**Set exercise:**
Return the material exactly as supplied, apart from the pictures, which are omitted.

**Records to process:**

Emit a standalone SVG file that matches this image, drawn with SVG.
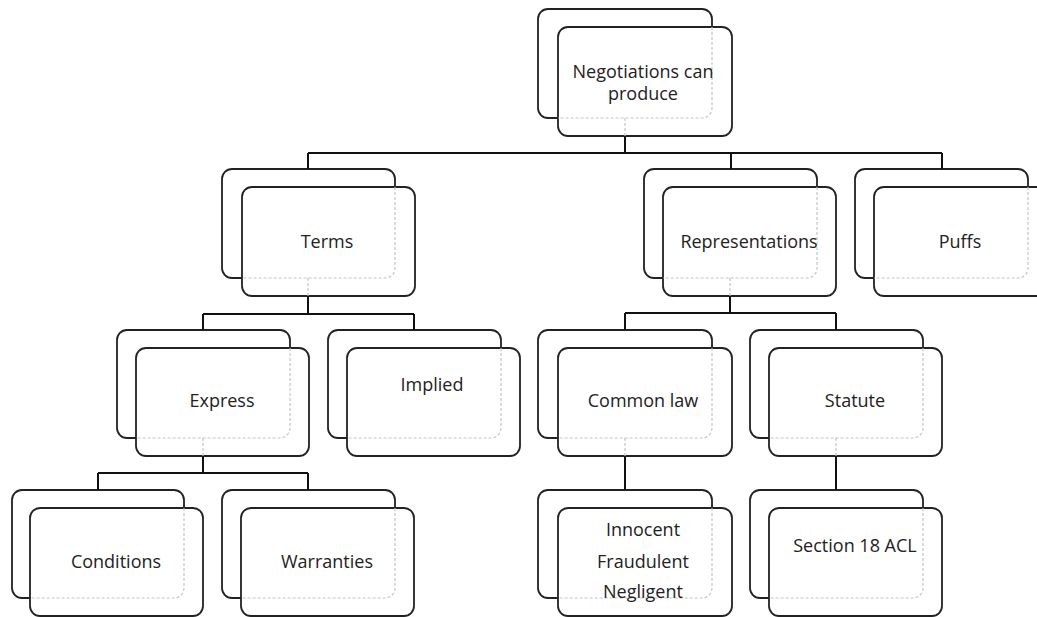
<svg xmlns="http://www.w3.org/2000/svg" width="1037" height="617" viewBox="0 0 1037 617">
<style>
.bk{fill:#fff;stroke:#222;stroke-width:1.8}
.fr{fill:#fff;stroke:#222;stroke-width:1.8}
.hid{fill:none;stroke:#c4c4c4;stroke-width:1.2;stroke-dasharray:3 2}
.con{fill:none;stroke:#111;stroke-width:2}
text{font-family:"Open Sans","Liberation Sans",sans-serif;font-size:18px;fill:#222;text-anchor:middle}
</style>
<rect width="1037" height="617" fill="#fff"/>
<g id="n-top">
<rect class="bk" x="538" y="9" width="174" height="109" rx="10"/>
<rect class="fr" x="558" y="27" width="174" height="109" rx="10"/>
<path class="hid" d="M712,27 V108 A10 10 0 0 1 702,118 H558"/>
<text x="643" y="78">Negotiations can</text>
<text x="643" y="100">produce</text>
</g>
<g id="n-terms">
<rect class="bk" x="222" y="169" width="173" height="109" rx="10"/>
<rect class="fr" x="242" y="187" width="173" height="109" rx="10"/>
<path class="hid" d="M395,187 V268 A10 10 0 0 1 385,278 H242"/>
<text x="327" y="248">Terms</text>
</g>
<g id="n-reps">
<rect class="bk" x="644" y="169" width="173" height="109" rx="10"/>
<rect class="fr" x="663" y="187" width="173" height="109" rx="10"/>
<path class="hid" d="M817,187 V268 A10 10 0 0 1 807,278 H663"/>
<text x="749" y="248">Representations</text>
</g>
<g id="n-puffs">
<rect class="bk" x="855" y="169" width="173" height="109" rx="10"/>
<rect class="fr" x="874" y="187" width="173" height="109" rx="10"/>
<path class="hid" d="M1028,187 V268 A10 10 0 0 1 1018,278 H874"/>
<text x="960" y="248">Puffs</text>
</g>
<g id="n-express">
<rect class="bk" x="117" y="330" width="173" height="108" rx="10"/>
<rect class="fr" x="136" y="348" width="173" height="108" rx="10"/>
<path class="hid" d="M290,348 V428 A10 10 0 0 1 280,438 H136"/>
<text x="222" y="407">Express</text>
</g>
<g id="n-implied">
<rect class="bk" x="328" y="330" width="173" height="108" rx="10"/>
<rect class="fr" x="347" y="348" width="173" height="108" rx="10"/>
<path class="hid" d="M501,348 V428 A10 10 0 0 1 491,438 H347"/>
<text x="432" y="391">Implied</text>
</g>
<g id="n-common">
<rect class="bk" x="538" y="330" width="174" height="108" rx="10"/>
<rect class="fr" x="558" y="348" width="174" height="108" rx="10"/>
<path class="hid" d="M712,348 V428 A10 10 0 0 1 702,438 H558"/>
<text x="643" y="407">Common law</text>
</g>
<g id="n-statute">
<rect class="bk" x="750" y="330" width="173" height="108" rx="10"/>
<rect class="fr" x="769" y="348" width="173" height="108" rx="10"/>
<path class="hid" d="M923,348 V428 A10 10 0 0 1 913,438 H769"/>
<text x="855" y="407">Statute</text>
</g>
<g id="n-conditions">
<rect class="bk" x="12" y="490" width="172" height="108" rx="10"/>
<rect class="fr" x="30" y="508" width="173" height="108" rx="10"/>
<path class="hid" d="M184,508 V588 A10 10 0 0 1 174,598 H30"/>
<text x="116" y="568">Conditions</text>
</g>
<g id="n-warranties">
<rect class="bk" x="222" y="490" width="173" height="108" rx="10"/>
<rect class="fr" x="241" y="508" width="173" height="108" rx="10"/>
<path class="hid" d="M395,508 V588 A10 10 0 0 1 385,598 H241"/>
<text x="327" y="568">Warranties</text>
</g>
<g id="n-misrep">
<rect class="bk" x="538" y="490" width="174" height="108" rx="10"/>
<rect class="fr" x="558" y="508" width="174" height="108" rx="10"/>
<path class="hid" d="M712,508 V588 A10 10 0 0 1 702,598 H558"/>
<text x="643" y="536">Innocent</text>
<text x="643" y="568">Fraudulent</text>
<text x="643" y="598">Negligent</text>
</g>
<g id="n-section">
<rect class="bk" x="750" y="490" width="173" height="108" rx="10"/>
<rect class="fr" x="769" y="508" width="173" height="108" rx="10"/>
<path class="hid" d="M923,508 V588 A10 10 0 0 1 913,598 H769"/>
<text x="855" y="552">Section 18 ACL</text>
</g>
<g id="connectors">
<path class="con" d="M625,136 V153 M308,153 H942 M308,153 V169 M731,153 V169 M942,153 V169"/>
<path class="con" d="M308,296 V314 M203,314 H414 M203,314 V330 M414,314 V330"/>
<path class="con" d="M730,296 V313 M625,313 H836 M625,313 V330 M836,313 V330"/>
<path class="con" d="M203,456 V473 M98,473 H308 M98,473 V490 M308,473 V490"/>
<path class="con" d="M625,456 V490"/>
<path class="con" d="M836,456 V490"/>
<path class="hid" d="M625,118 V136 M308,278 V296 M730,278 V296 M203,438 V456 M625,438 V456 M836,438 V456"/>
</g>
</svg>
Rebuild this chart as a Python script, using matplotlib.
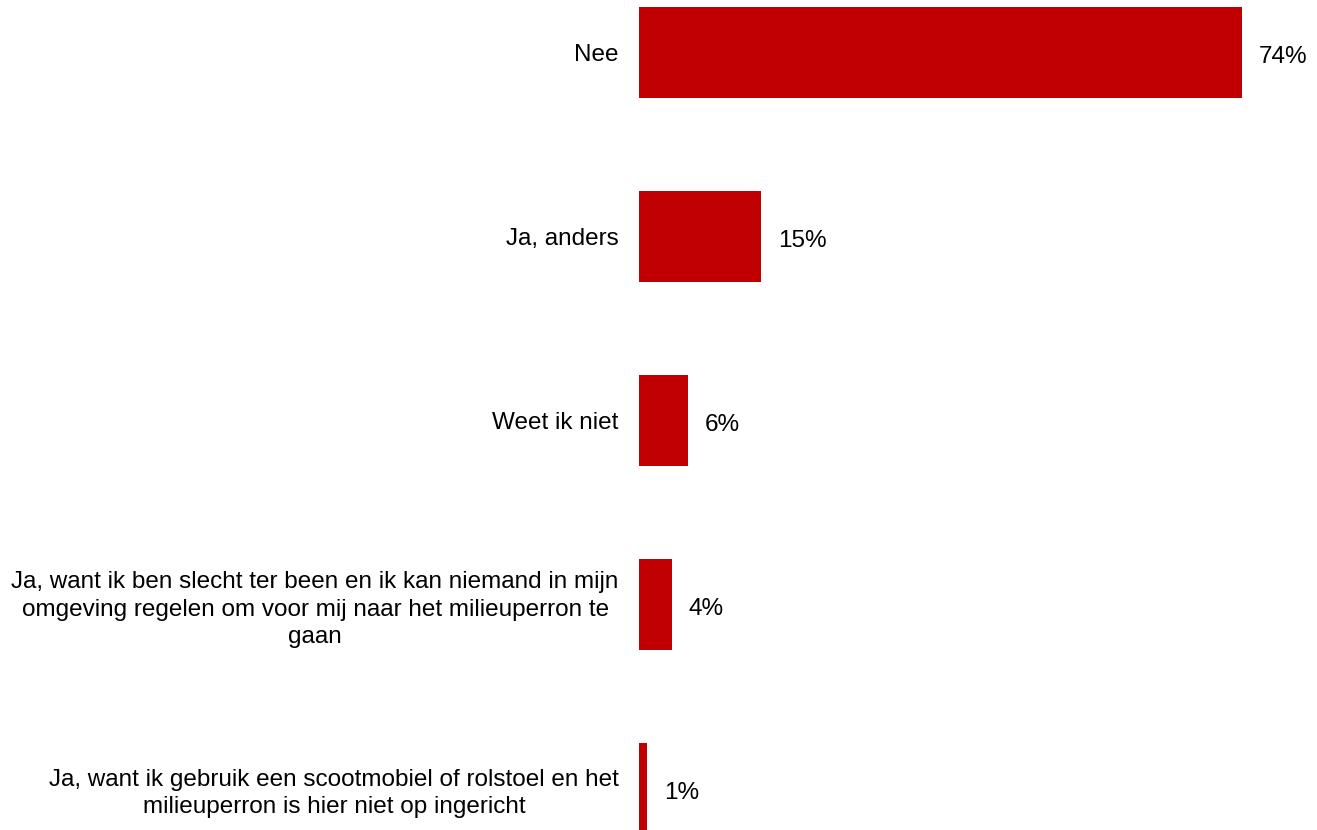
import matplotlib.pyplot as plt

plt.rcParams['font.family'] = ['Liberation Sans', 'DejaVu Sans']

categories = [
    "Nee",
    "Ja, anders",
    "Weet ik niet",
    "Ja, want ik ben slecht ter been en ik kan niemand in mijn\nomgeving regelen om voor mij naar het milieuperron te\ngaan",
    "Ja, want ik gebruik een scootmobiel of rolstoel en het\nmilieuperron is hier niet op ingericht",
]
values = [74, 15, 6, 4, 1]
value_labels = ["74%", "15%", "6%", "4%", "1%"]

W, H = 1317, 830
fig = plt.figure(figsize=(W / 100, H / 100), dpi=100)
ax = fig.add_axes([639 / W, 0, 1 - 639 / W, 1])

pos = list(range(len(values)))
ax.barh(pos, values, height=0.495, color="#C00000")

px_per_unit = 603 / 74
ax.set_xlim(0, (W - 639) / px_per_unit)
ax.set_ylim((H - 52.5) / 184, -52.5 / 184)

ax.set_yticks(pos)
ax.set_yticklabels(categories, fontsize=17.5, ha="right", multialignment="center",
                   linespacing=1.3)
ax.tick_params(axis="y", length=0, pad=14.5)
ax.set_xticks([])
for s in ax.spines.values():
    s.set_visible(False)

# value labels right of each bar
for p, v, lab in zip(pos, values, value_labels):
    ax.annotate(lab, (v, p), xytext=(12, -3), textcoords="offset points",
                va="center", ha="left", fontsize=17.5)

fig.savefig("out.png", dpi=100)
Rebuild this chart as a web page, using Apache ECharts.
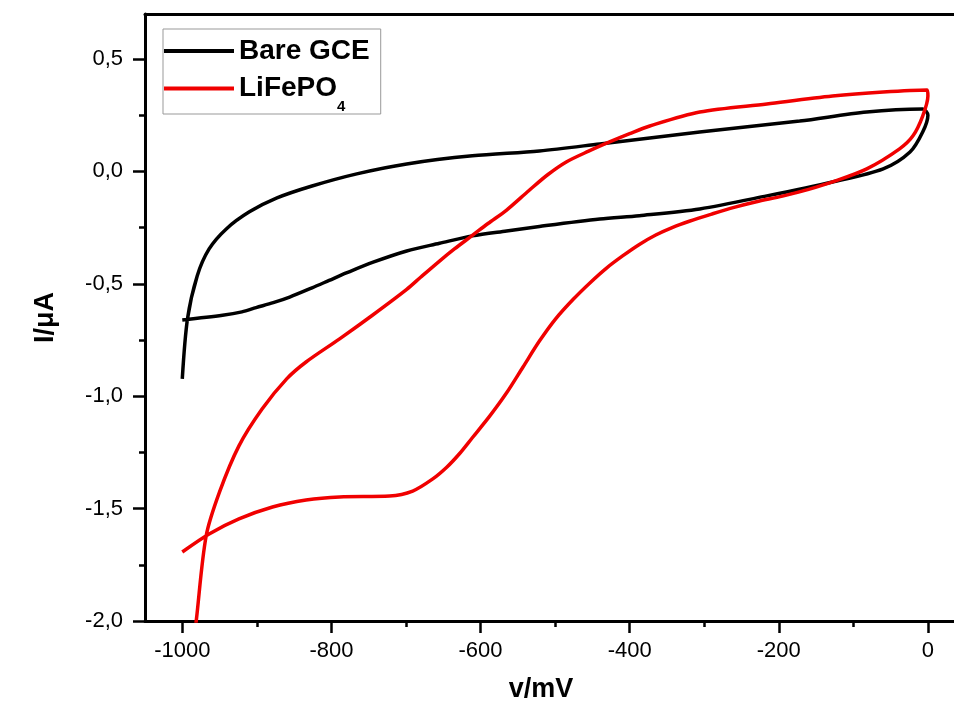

**Answer to the problem:**
Emit a standalone SVG file that matches this image, drawn with SVG.
<svg xmlns="http://www.w3.org/2000/svg" width="1037" height="617" viewBox="0 0 1037 617">
<style>
.bk{fill:#fff;stroke:#222;stroke-width:1.8}
.fr{fill:#fff;stroke:#222;stroke-width:1.8}
.hid{fill:none;stroke:#c4c4c4;stroke-width:1.2;stroke-dasharray:3 2}
.con{fill:none;stroke:#111;stroke-width:2}
text{font-family:"Open Sans","Liberation Sans",sans-serif;font-size:18px;fill:#222;text-anchor:middle}
</style>
<rect width="1037" height="617" fill="#fff"/>
<g id="n-top">
<rect class="bk" x="538" y="9" width="174" height="109" rx="10"/>
<rect class="fr" x="558" y="27" width="174" height="109" rx="10"/>
<path class="hid" d="M712,27 V108 A10 10 0 0 1 702,118 H558"/>
<text x="643" y="78">Negotiations can</text>
<text x="643" y="100">produce</text>
</g>
<g id="n-terms">
<rect class="bk" x="222" y="169" width="173" height="109" rx="10"/>
<rect class="fr" x="242" y="187" width="173" height="109" rx="10"/>
<path class="hid" d="M395,187 V268 A10 10 0 0 1 385,278 H242"/>
<text x="327" y="248">Terms</text>
</g>
<g id="n-reps">
<rect class="bk" x="644" y="169" width="173" height="109" rx="10"/>
<rect class="fr" x="663" y="187" width="173" height="109" rx="10"/>
<path class="hid" d="M817,187 V268 A10 10 0 0 1 807,278 H663"/>
<text x="749" y="248">Representations</text>
</g>
<g id="n-puffs">
<rect class="bk" x="855" y="169" width="173" height="109" rx="10"/>
<rect class="fr" x="874" y="187" width="173" height="109" rx="10"/>
<path class="hid" d="M1028,187 V268 A10 10 0 0 1 1018,278 H874"/>
<text x="960" y="248">Puffs</text>
</g>
<g id="n-express">
<rect class="bk" x="117" y="330" width="173" height="108" rx="10"/>
<rect class="fr" x="136" y="348" width="173" height="108" rx="10"/>
<path class="hid" d="M290,348 V428 A10 10 0 0 1 280,438 H136"/>
<text x="222" y="407">Express</text>
</g>
<g id="n-implied">
<rect class="bk" x="328" y="330" width="173" height="108" rx="10"/>
<rect class="fr" x="347" y="348" width="173" height="108" rx="10"/>
<path class="hid" d="M501,348 V428 A10 10 0 0 1 491,438 H347"/>
<text x="432" y="391">Implied</text>
</g>
<g id="n-common">
<rect class="bk" x="538" y="330" width="174" height="108" rx="10"/>
<rect class="fr" x="558" y="348" width="174" height="108" rx="10"/>
<path class="hid" d="M712,348 V428 A10 10 0 0 1 702,438 H558"/>
<text x="643" y="407">Common law</text>
</g>
<g id="n-statute">
<rect class="bk" x="750" y="330" width="173" height="108" rx="10"/>
<rect class="fr" x="769" y="348" width="173" height="108" rx="10"/>
<path class="hid" d="M923,348 V428 A10 10 0 0 1 913,438 H769"/>
<text x="855" y="407">Statute</text>
</g>
<g id="n-conditions">
<rect class="bk" x="12" y="490" width="172" height="108" rx="10"/>
<rect class="fr" x="30" y="508" width="173" height="108" rx="10"/>
<path class="hid" d="M184,508 V588 A10 10 0 0 1 174,598 H30"/>
<text x="116" y="568">Conditions</text>
</g>
<g id="n-warranties">
<rect class="bk" x="222" y="490" width="173" height="108" rx="10"/>
<rect class="fr" x="241" y="508" width="173" height="108" rx="10"/>
<path class="hid" d="M395,508 V588 A10 10 0 0 1 385,598 H241"/>
<text x="327" y="568">Warranties</text>
</g>
<g id="n-misrep">
<rect class="bk" x="538" y="490" width="174" height="108" rx="10"/>
<rect class="fr" x="558" y="508" width="174" height="108" rx="10"/>
<path class="hid" d="M712,508 V588 A10 10 0 0 1 702,598 H558"/>
<text x="643" y="536">Innocent</text>
<text x="643" y="568">Fraudulent</text>
<text x="643" y="598">Negligent</text>
</g>
<g id="n-section">
<rect class="bk" x="750" y="490" width="173" height="108" rx="10"/>
<rect class="fr" x="769" y="508" width="173" height="108" rx="10"/>
<path class="hid" d="M923,508 V588 A10 10 0 0 1 913,598 H769"/>
<text x="855" y="552">Section 18 ACL</text>
</g>
<g id="connectors">
<path class="con" d="M625,136 V153 M308,153 H942 M308,153 V169 M731,153 V169 M942,153 V169"/>
<path class="con" d="M308,296 V314 M203,314 H414 M203,314 V330 M414,314 V330"/>
<path class="con" d="M730,296 V313 M625,313 H836 M625,313 V330 M836,313 V330"/>
<path class="con" d="M203,456 V473 M98,473 H308 M98,473 V490 M308,473 V490"/>
<path class="con" d="M625,456 V490"/>
<path class="con" d="M836,456 V490"/>
<path class="hid" d="M625,118 V136 M308,278 V296 M730,278 V296 M203,438 V456 M625,438 V456 M836,438 V456"/>
</g>
</svg>
Rebuild this chart as a Python script, using matplotlib.
import matplotlib.pyplot as plt

plt.rcParams['font.family'] = ['Liberation Sans', 'DejaVu Sans']

categories = [
    "Nee",
    "Ja, anders",
    "Weet ik niet",
    "Ja, want ik ben slecht ter been en ik kan niemand in mijn\nomgeving regelen om voor mij naar het milieuperron te\ngaan",
    "Ja, want ik gebruik een scootmobiel of rolstoel en het\nmilieuperron is hier niet op ingericht",
]
values = [74, 15, 6, 4, 1]
value_labels = ["74%", "15%", "6%", "4%", "1%"]

W, H = 1317, 830
fig = plt.figure(figsize=(W / 100, H / 100), dpi=100)
ax = fig.add_axes([639 / W, 0, 1 - 639 / W, 1])

pos = list(range(len(values)))
ax.barh(pos, values, height=0.495, color="#C00000")

px_per_unit = 603 / 74
ax.set_xlim(0, (W - 639) / px_per_unit)
ax.set_ylim((H - 52.5) / 184, -52.5 / 184)

ax.set_yticks(pos)
ax.set_yticklabels(categories, fontsize=17.5, ha="right", multialignment="center",
                   linespacing=1.3)
ax.tick_params(axis="y", length=0, pad=14.5)
ax.set_xticks([])
for s in ax.spines.values():
    s.set_visible(False)

# value labels right of each bar
for p, v, lab in zip(pos, values, value_labels):
    ax.annotate(lab, (v, p), xytext=(12, -3), textcoords="offset points",
                va="center", ha="left", fontsize=17.5)

fig.savefig("out.png", dpi=100)
Rebuild this chart as a web page, using Apache ECharts.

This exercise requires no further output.